Entries:

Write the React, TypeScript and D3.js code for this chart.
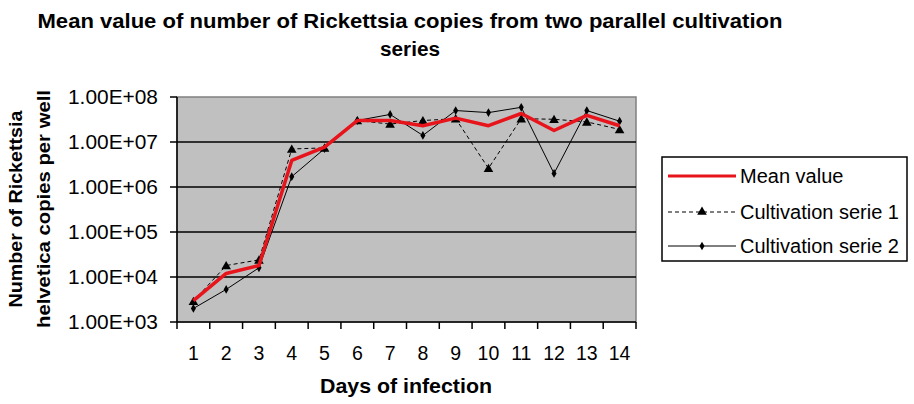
import React from "react";
import * as d3 from "d3";

const days = [1, 2, 3, 4, 5, 6, 7, 8, 9, 10, 11, 12, 13, 14];
const meanValue = [3.0e3, 1.2e4, 1.8e4, 3.9e6, 7.7e6, 3.0e7, 3.0e7, 2.3e7, 3.4e7, 2.3e7, 4.3e7, 1.8e7, 3.9e7, 2.3e7];
const serie1 = [2.9e3, 1.8e4, 2.4e4, 7.0e6, 7.4e6, 3.0e7, 2.5e7, 3.0e7, 3.3e7, 2.6e6, 3.3e7, 3.2e7, 2.8e7, 1.9e7];
const serie2 = [2.0e3, 5.3e3, 1.6e4, 1.7e6, 7.1e6, 3.0e7, 4.1e7, 1.4e7, 5.0e7, 4.5e7, 5.9e7, 2.0e6, 5.0e7, 2.9e7];
const yTicks = [1e3, 1e4, 1e5, 1e6, 1e7, 1e8];
const yTickLabels = ["1.00E+03", "1.00E+04", "1.00E+05", "1.00E+06", "1.00E+07", "1.00E+08"];
const legendLabels = ["Mean value", "Cultivation serie 1", "Cultivation serie 2"];

const W = 914, H = 404;
const plot = { left: 177, right: 636, top: 97, bottom: 322 };
const font = "'Liberation Sans', Arial, sans-serif";
const narrow = "'Liberation Sans Narrow', 'Arial Narrow', 'Liberation Sans', Arial, sans-serif";

export default function App() {
  const x = d3.scaleBand<number>().domain(days).range([plot.left, plot.right]);
  const y = d3.scaleLog().domain([1e3, 1e8]).range([plot.bottom, plot.top]);
  const cx = (d: number) => (x(d) as number) + x.bandwidth() / 2;
  const line = d3.line<number>().x((_, i) => cx(days[i])).y((v) => y(v));
  const tri = d3.symbol().type(d3.symbolTriangle).size(40)();
  const dia = d3.symbol().type(d3.symbolDiamond).size(22)();
  const boundaries = days.map((d) => x(d) as number).concat([plot.right]);
  const legendY = [176, 212, 246];

  return (
    <svg width={W} height={H} style={{ position: "absolute", left: 0, top: 0, background: "#fff" }}>
      <rect x={0} y={0} width={W} height={H} fill="#fff" />
      {/* Title */}
      <text x={410} y={28} textAnchor="middle" fontFamily={narrow} fontWeight="bold" fontSize={20} textLength={745} lengthAdjust="spacingAndGlyphs">
        Mean value of number of Rickettsia copies from two parallel cultivation
      </text>
      <text x={410} y={56} textAnchor="middle" fontFamily={narrow} fontWeight="bold" fontSize={20} textLength={60} lengthAdjust="spacingAndGlyphs">
        series
      </text>
      {/* Plot area */}
      <rect x={plot.left} y={plot.top} width={plot.right - plot.left} height={plot.bottom - plot.top} fill="#c0c0c0" stroke="#808080" strokeWidth={1.5} />
      {yTicks.slice(1, -1).map((t) => (
        <line key={t} x1={plot.left} x2={plot.right} y1={y(t)} y2={y(t)} stroke="#000" strokeWidth={1.6} />
      ))}
      {/* Axes */}
      <line x1={plot.left} x2={plot.left} y1={plot.top} y2={plot.bottom} stroke="#000" strokeWidth={1.5} />
      <line x1={plot.left} x2={plot.right} y1={plot.bottom} y2={plot.bottom} stroke="#000" strokeWidth={1.5} />
      {yTicks.map((t, i) => (
        <g key={t}>
          <line x1={plot.left - 7} x2={plot.left} y1={y(t)} y2={y(t)} stroke="#000" strokeWidth={1.5} />
          <text x={158} y={y(t) + 7} textAnchor="end" fontFamily={font} fontSize={20} textLength={90} lengthAdjust="spacingAndGlyphs">{yTickLabels[i]}</text>
        </g>
      ))}
      {boundaries.map((b, i) => (
        <line key={i} x1={b} x2={b} y1={plot.bottom} y2={plot.bottom + 7} stroke="#000" strokeWidth={1.5} />
      ))}
      {days.map((d) => (
        <text key={d} x={cx(d)} y={360} textAnchor="middle" fontFamily={font} fontSize={19.5}>{d}</text>
      ))}
      <text x={406} y={393} textAnchor="middle" fontFamily={narrow} fontWeight="bold" fontSize={21} textLength={172} lengthAdjust="spacingAndGlyphs">Days of infection</text>
      <text transform="translate(22,209) rotate(-90)" textAnchor="middle" fontFamily={font} fontWeight="bold" fontSize={19} textLength={197} lengthAdjust="spacingAndGlyphs">Number of Rickettsia</text>
      <text transform="translate(50,209) rotate(-90)" textAnchor="middle" fontFamily={font} fontWeight="bold" fontSize={19} textLength={238} lengthAdjust="spacingAndGlyphs">helvetica copies per well</text>
      {/* Series */}
      <path d={line(serie2) || ""} fill="none" stroke="#000" strokeWidth={1} />
      {serie2.map((v, i) => (
        <path key={"d" + i} d={dia || ""} transform={`translate(${cx(days[i])},${y(v)})`} fill="#000" />
      ))}
      <path d={line(serie1) || ""} fill="none" stroke="#000" strokeWidth={1} strokeDasharray="4,3" />
      {serie1.map((v, i) => (
        <path key={"t" + i} d={tri || ""} transform={`translate(${cx(days[i])},${y(v) + 1})`} fill="#000" />
      ))}
      <path d={line(meanValue) || ""} fill="none" stroke="#e8141c" strokeWidth={3.5} strokeLinejoin="round" />
      {/* Legend */}
      <rect x={662} y={157} width={245} height={104} fill="#fff" stroke="#000" strokeWidth={1.5} />
      <line x1={668} x2={736} y1={legendY[0]} y2={legendY[0]} stroke="#e8141c" strokeWidth={3} />
      <line x1={668} x2={736} y1={legendY[1]} y2={legendY[1]} stroke="#000" strokeWidth={1} strokeDasharray="4,3" />
      <path d={tri || ""} transform={`translate(702,${legendY[1]})`} fill="#000" />
      <line x1={668} x2={736} y1={legendY[2]} y2={legendY[2]} stroke="#000" strokeWidth={1} />
      <path d={dia || ""} transform={`translate(702,${legendY[2]})`} fill="#000" />
      {legendLabels.map((l, i) => (
        <text key={l} x={740} y={legendY[i] + 7} fontFamily={font} fontSize={20}>{l}</text>
      ))}
    </svg>
  );
}
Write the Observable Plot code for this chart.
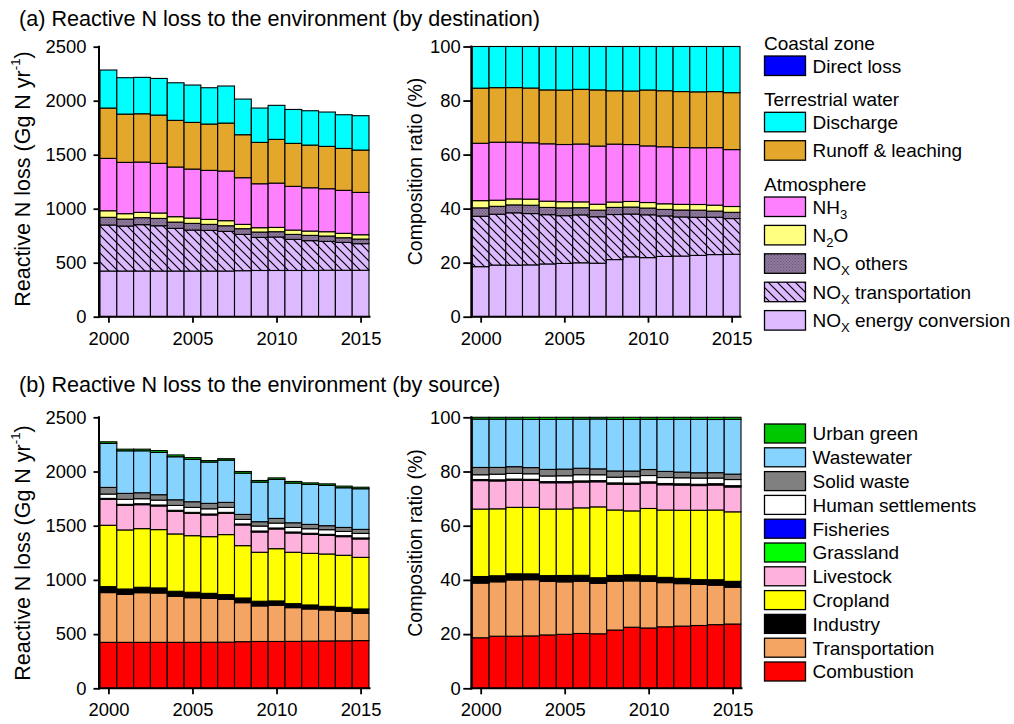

What you need to do: Copy, word for word, the entries above from the first line to the line that holds "Sans Narrow', 'Arial". Drop the pictures.

Expected answer:
Write the React, TypeScript and D3.js code for this chart.
import React from "react";
import * as d3 from "d3";

const days = [1, 2, 3, 4, 5, 6, 7, 8, 9, 10, 11, 12, 13, 14];
const meanValue = [3.0e3, 1.2e4, 1.8e4, 3.9e6, 7.7e6, 3.0e7, 3.0e7, 2.3e7, 3.4e7, 2.3e7, 4.3e7, 1.8e7, 3.9e7, 2.3e7];
const serie1 = [2.9e3, 1.8e4, 2.4e4, 7.0e6, 7.4e6, 3.0e7, 2.5e7, 3.0e7, 3.3e7, 2.6e6, 3.3e7, 3.2e7, 2.8e7, 1.9e7];
const serie2 = [2.0e3, 5.3e3, 1.6e4, 1.7e6, 7.1e6, 3.0e7, 4.1e7, 1.4e7, 5.0e7, 4.5e7, 5.9e7, 2.0e6, 5.0e7, 2.9e7];
const yTicks = [1e3, 1e4, 1e5, 1e6, 1e7, 1e8];
const yTickLabels = ["1.00E+03", "1.00E+04", "1.00E+05", "1.00E+06", "1.00E+07", "1.00E+08"];
const legendLabels = ["Mean value", "Cultivation serie 1", "Cultivation serie 2"];

const W = 914, H = 404;
const plot = { left: 177, right: 636, top: 97, bottom: 322 };
const font = "'Liberation Sans', Arial, sans-serif";
const narrow = "'Liberation Sans Narrow', 'Arial Narrow', 'Liberation Sans', Arial, sans-serif";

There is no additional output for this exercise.